Muscles can ‘ask’ for the energy they need
Muscles require energy to perform all of the movements that we do in a day, and now, for the first time, researchers at the Texas A&M College of Medicine have shown how muscles "request" more energy from fat storage tissues in fruit fly models. They also discovered that this circuit is dependent on circadian rhythms, which could have implications for obesity in humans. Their findings published today in the journal Current Biology.
"This is required for diurnal regulation of blood lipid levels," said Jason Karpac, PhD, assistant professor at the College of Medicine and principal investigator on the project. "In other words, during the day when our muscles are moving and requiring energy, this communication is important to make sure lipids are maintained for higher energy demand, and at night, when we're less active, it shuts down to avoid excess fat accumulation, which could lead to obesity."
This balance — called metabolic homeostasis — can be manipulated by changing an organism's genetics to alter the amount of lipid stored. One gene is involved in the muscle, and another gene is involved in the fat tissue to make this signaling pathway work. The relatively simple genetics of the fruit fly model allow Karpac and his team to make very specific changes. At the same time, though, lipid metabolism–or the ability to take in energy, store it as fats, and then release the energy — is very similar in fruit flies and in humans. "The fruit fly, just like us, has very hard working muscles," Karpac said. "They also store large amounts of lipids for energy in tissues that are analogous to ours."

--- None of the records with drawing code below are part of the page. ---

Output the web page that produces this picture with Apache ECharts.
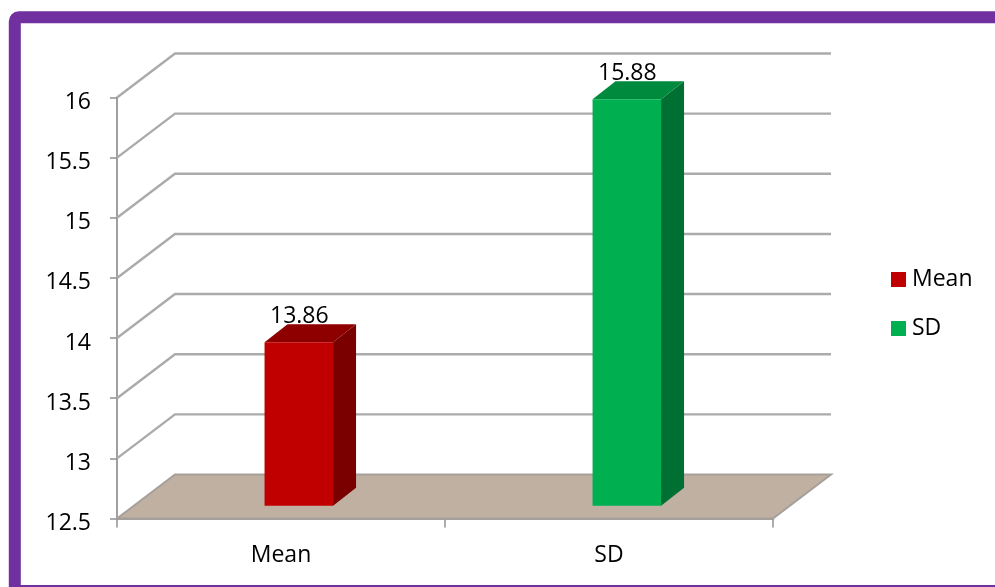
<!DOCTYPE html>
<html>
<head>
<meta charset="utf-8">
<style>html,body{margin:0;padding:0;background:#fff;overflow:hidden}#c{width:995px;height:587px}</style>
<script src="https://cdn.jsdelivr.net/npm/echarts@6/dist/echarts.min.js"></script>
</head>
<body>
<div id="c"></div>
<script>
const categories = ['Mean', 'SD'];
const meanValues = [13.86];
const sdValues = [15.88];
const yTicks = [12.5, 13, 13.5, 14, 14.5, 15, 15.5, 16];
const fontFamily = '"Open Sans"';
const GRID_LINE = '#ABABAB';

function wallItem(params, api) {
  const cs = params.coordSys;
  const y = api.coord([0, api.value(0)])[1];
  const xl = cs.x, xr = cs.x + cs.width, dx = 58, dy = -44;
  return { type: 'polyline', silent: true,
    shape: { points: [[xl, y], [xl + dx, y + dy], [xr + dx, y + dy]] },
    style: { fill: null, stroke: GRID_LINE, lineWidth: 2.4 } };
}
function floorItem(params) {
  const cs = params.coordSys;
  const b = cs.y + cs.height, xl = cs.x, xr = cs.x + cs.width, dx = 58, dy = -44;
  return { type: 'polygon', silent: true,
    shape: { points: [[xl, b], [xl + dx, b + dy], [xr + dx, b + dy], [xr, b]] },
    style: { fill: '#BFB0A2', stroke: '#A5A09A', lineWidth: 2 } };
}
function barItem(front, side, top) {
  return function (params, api) {
    const p = api.coord([api.value(0), api.value(1)]);
    const base = api.coord([api.value(0), 12.5]);
    const ox = 17.8, oy = -12.7, w = 68.5, dx = 23, dy = -18;
    const l = p[0] + ox - w / 2, r = l + w, t = p[1] + oy, b = base[1] + oy;
    return { type: 'group', children: [
      { type: 'polygon', shape: { points: [[r, t], [r + dx, t + dy], [r + dx, b + dy], [r, b]] }, style: { fill: side } },
      { type: 'polygon', shape: { points: [[l, t], [l + dx, t + dy], [r + dx, t + dy], [r, t]] }, style: { fill: top } },
      { type: 'rect', shape: { x: l, y: t, width: w, height: b - t }, style: { fill: front } },
      { type: 'text', x: (l + r) / 2 + 0.5, y: t - 26, z2: 10, style: { text: api.value(1).toFixed(2), fill: '#000', font: '23px ' + fontFamily, align: 'center', verticalAlign: 'middle' } }
    ] };
  };
}

const chart = echarts.init(document.getElementById('c'), null, { renderer: 'canvas' });
chart.setOption({
  animation: false,
  backgroundColor: '#fff',
  graphic: [{ type: 'rect', z: -1, silent: true,
    shape: { x: 14.8, y: 17.3, width: 1010, height: 573.7, r: 4 },
    style: { fill: '#fff', stroke: '#7030A0', lineWidth: 12 } }],
  grid: { left: 117, right: 222, top: 97.5, bottom: 68.5 },
  legend: { orient: 'vertical', left: 891, top: 268, padding: 0, itemWidth: 15, itemHeight: 15, itemGap: 26,
    icon: 'rect', data: ['Mean', 'SD'],
    textStyle: { fontFamily, fontSize: 23, color: '#000', padding: [0, 0, 0, 1] } },
  xAxis: { type: 'category', data: categories, boundaryGap: true,
    axisLine: { lineStyle: { color: '#A0A0A0', width: 2 } },
    axisTick: { show: true, length: 9, alignWithLabel: false, lineStyle: { color: '#909090', width: 1.5 } },
    axisLabel: { margin: 25, fontFamily, fontSize: 23, color: '#000' } },
  yAxis: { type: 'value', min: 12.5, max: 16, interval: 0.5,
    axisLine: { show: true, lineStyle: { color: '#A0A0A0', width: 2 } },
    axisTick: { show: true, length: 7, lineStyle: { color: '#909090', width: 1.5 } },
    splitLine: { show: false },
    axisLabel: { margin: 26, fontFamily, fontSize: 23, color: '#000', verticalAlign: 'top', lineHeight: 10 } },
  series: [
    { type: 'custom', name: 'wall', silent: true, z: 1, renderItem: wallItem, data: yTicks.slice(1).map(v => [v]), encode: { y: 0 } },
    { type: 'custom', name: 'floor', silent: true, z: 2, renderItem: floorItem, data: [[12.5]], encode: { y: 0 } },
    { type: 'custom', name: 'Mean', z: 3, itemStyle: { color: '#C00000' }, renderItem: barItem('#C00000', '#7A0000', '#8E0000'),
      data: meanValues.map((v, i) => [categories[i], v]), encode: { x: 0, y: 1 } },
    { type: 'custom', name: 'SD', z: 3, itemStyle: { color: '#00B050' }, renderItem: barItem('#00B050', '#006F32', '#008A3E'),
      data: sdValues.map((v) => [categories[1], v]), encode: { x: 0, y: 1 } }
  ]
});
</script>
</body>
</html>
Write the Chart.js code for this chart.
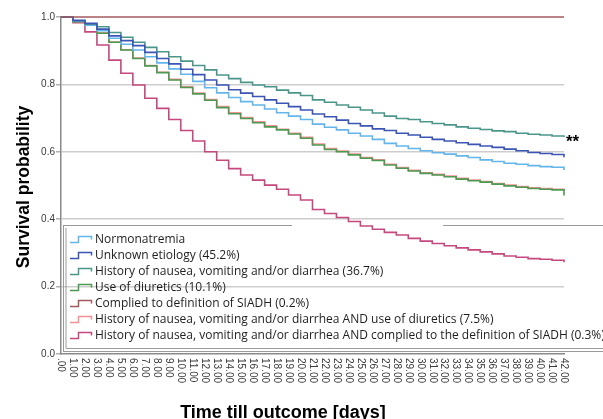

The pathway is coordinated with the body's own internal clock to regulate fat storage and release. When muscles need energy, they inhibit the secretion of leptin (or the leptin homolog in the fruit fly) from the muscle itself, which in turn controls glucagon levels. Decreases in glucagon signals lipids to be made, and subsequently released, from tissues that are storing them. "This is the first time in the fruit fly model that someone has really been able to connect the dots in terms of how these tissues are coordinated," Karpac said. "Here we're able to actually say that a certain gene is absolutely crucial for controlling how much lipids you have in circulation at a given time." These genes also help regulate insulin levels, which tell the body whether to store energy as fats or to release it.
"Now that we know how this signaling pathway normally functions, we can begin to ask all kinds of interesting questions about what happens when you change sleeping or eating behaviors," Karpac said. "We can also take away this signaling pathway genetically and see if it is indeed this pathway that is responsible for metabolic variations associated with these behavioral changes."
If breaking the pathway leads to obesity, there could be large implications for human health.
"Based on this research, it is very likely that our muscles also talk to fat storage tissues and coordinates its own energy usage," Karpac said. "It also underscores that it probably does matter when you eat, because there are signaling pathways that are affected by circadian rhythms based on muscle energy needs."